Сзади, прячась у меня за спиной, молча давилась от смеха Русакова.

Позор мой закончился совсем уж неожиданно. Прекратив водить у меня перед носом пальцем, Станислав Романович вдруг распрямился, оглядел хихикающий и местами в открытую ржущий класс и рявкнул таким грозным басом, словно он был прапорщиком на армейском построении, а не ректором престижного вуза.

– А ну молчать!! Заткнуться всем и смотреть себе под ноги! Ишь, нашли развлечение!

Студенты испуганно заткнулись и только продолжала молча, исподтишка переглядываться. Ректор же продолжал тяжелым взглядом прохаживаться по рядам.

– Кому тут смешно из-за того, что сокурсница расшиблась и ходит с костылем? Кому в рекомендации на практику написать «неспособность к эмпатии»?

Тон он понизил, но угроза была куда страшнее простого крика – такая рекомендация фактически означала волчий билет для начинающего клинического психолога, а уже тем более – для психотерапевта. В аудитории наступила полнейшая, строжайшая тишина.
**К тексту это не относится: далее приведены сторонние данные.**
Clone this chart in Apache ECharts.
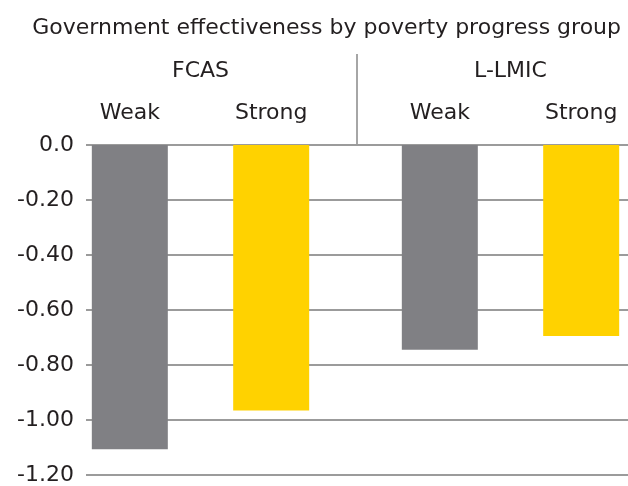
<!DOCTYPE html>
<html>
<head>
<meta charset="utf-8">
<script src="https://cdn.jsdelivr.net/npm/echarts@6/dist/echarts.min.js"></script>
<style>
  html, body { margin: 0; padding: 0; background: #fff; }
  #chart { width: 628px; height: 486px; }
</style>
</head>
<body>
<div id="chart"></div>
<script>
// === Datos ===================================================================
const groups   = ['FCAS', 'L-LMIC'];
const levels   = ['Weak', 'Strong'];
const weak     = [-1.10, -0.74];
const strong   = [-0.96, -0.69];
const yTicks   = ['0.0', '-0.20', '-0.40', '-0.60', '-0.80', '-1.00', '-1.20'];
const title    = 'Government effectiveness by poverty progress group';

// === Paleta ==================================================================
const gray = '#808084', yellow = '#ffd200', line = '#9b9b9b', ink = '#231f20';
const FONT = '"DejaVu Sans", Verdana, sans-serif';

const yMin = -1.2, yMax = 0, yStep = 0.2;
const yLabel = v => yTicks[Math.round((yMax - v) / yStep)] ?? '';

// un grid por grupo (FCAS / L-LMIC) para respetar el espacio entre grupos
const groupGrids = [{ left: 90, width: 221 }, { left: 400, width: 221 }];
const gTop = 145, gHeight = 332;

const grids = [{ left: 86, right: 0, top: gTop, height: gHeight }]
  .concat(groupGrids.map(g => ({ ...g, top: gTop, height: gHeight })));

const xAxes = [{ gridIndex: 0, type: 'category', data: groups, show: false }]
  .concat(groups.map((g, i) => ({
    gridIndex: i + 1, type: 'category', data: [g], position: 'top',
    axisLine: { show: false }, axisTick: { show: false },
    axisLabel: { color: ink, fontSize: 22, margin: 63, fontFamily: FONT }
  })));

const yAxes = [{
  gridIndex: 0, type: 'value', min: yMin, max: yMax, interval: yStep,
  axisLine: { show: false }, axisTick: { show: false },
  axisLabel: { color: ink, fontSize: 22, margin: 12, formatter: yLabel, fontFamily: FONT },
  splitLine: { lineStyle: { color: line, width: 2 } }
}].concat(groups.map((g, i) => ({
  gridIndex: i + 1, type: 'value', min: yMin, max: yMax, interval: yStep,
  show: false, splitLine: { show: false }
})));

const series = [];
groups.forEach((g, i) => {
  [weak, strong].forEach((vals, j) => {
    series.push({
      name: levels[j], type: 'bar', xAxisIndex: i + 1, yAxisIndex: i + 1,
      data: [vals[i]], barWidth: 76, barGap: '86%',
      itemStyle: { color: j === 0 ? gray : yellow },
      label: {
        show: true, position: 'top', distance: 21, formatter: '{a}',
        fontSize: 22, color: ink, fontFamily: FONT
      }
    });
  });
});

const chart = echarts.init(document.getElementById('chart'));

chart.setOption({
  animation: false,
  textStyle: { fontFamily: FONT, color: ink },
  title: {
    text: title, right: 2, top: 12,
    textStyle: { fontFamily: FONT, fontSize: 22, fontWeight: 'normal', color: ink }
  },
  grid: grids,
  xAxis: xAxes,
  yAxis: yAxes,
  series,
  graphic: [
    // separador entre grupos
    { type: 'line', shape: { x1: 357, y1: 54, x2: 357, y2: 145 }, style: { stroke: '#a6a6a6', lineWidth: 2 } }
  ]
});
</script>
</body>
</html>
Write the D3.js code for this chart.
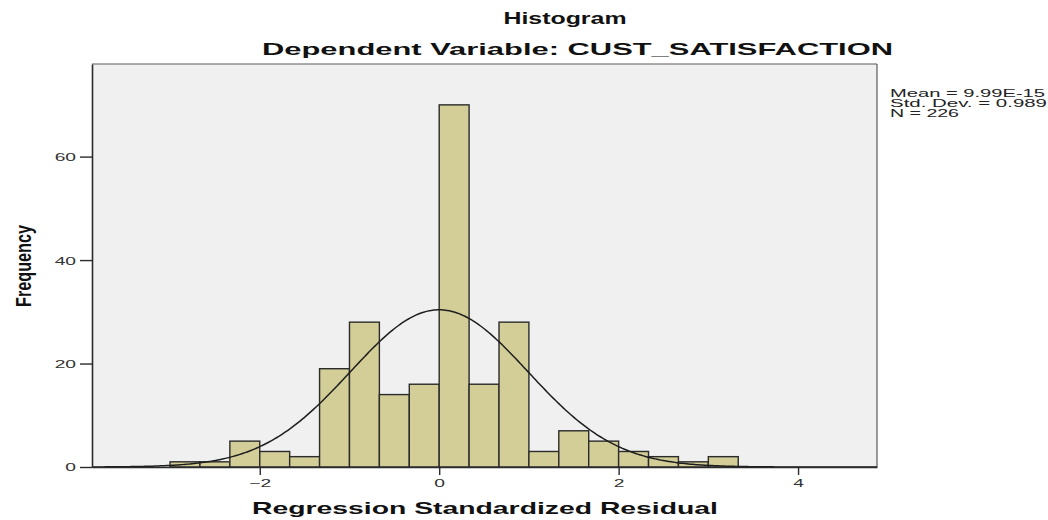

– То-то, – удовлетворенно произнес спустя почти целую минуту ректор. – Так и продолжайте, пока не закончится лекция. Идем, Гончарова, я отнесу тебя обратно в медпункт. Вставай.

И не успел у меня оформиться в голове протест (Какое «отнесу» на глазах у ТРЕХ групп?! Не хочу снова в медпункт!) – плавным и почти привычным движением, ректор подтянул меня к себе, ничтоже сумнящеся подхватил под спину и колени, легко вскинул на руки и понес к выходу из аудитории, не забыв прихватить и костыль, всучив мне его в руки.

Отказываясь представлять себе, что здесь начнется в ту же минуту, как дверь за нами закроется, я снова закрыла глаза – обреченно и смиренно покоряясь судьбе.

8. Глава 7

– Постой тут пока, – меня аккуратно, словно фарфоровую статуэтку, опустили на землю. – Сможешь?

Шумно глотнув, я кивнула. Всю дорогу я не смела открыть глаз – боялась столкнуться с его взглядом – темным, горящим тем самым, глубинным, колдовским огнем. Боялась, что не выдержу такой близости, снова попытаюсь обнять его или еще что похуже…

И только теперь, перестав наконец жмуриться, я с изумлением обнаружила, что принес он меня вовсе не в медпункт. А… куда?

– Держи, – прежде, чем я смогла оглядеться, под мышку мне аккуратно засунули костыль.

Звякнула связка ключей с прицепленным к ней автомобильным фобом, и стоящий рядом мужчина толкнул плечом дверь в какое-то помещение. Мерцающая табличка со знакомой фамилией, внутри – солидный кабинет, обставленный офисной мебелью – современной, дорогой и совершенно безликой.

Это же ректорская! – дошло до меня наконец. Этот ненормальный принес меня… в свой ректорский кабинет вместо медпункта!

Тащит к себе в берлогу – шепнул в голове вкрадчивый голосок, пошевелив волоски на затылке. Тянет к себе, словно зверь добычу… Словно тот, кем он был во сне…

Ситуация была настолько сюрреалистичной, настолько не лезла ни в какие ворота, что я не могла понять, как мне на нее реагировать. Удивляться? Возмущаться? Радоваться? Плыть по течению?

К неразберихе добавлялось полное непонимание мотивов поведения нашего нового ректора. Он-то сам отдает себе отчет в том, что проявляет к моей персоне совершенно неподобающее и даже неприличное внимание?

Нет, если он сам же это все и придумал, если это его же нелегальный эксперимент, тогда, ясное дело, понимает. Но ведь в лоб не спросишь! Да и глупо лезть в бутылку – уже лучше в таком случае подыграть и получше разузнать о его планах.

А если не понимает?! Если все это он делает неосознанно, и это вовсе не эксперимент? Если он чувствует ко мне такую же тягу, как и я к нему? Если также видел меня во сне, но… забыл об этом?!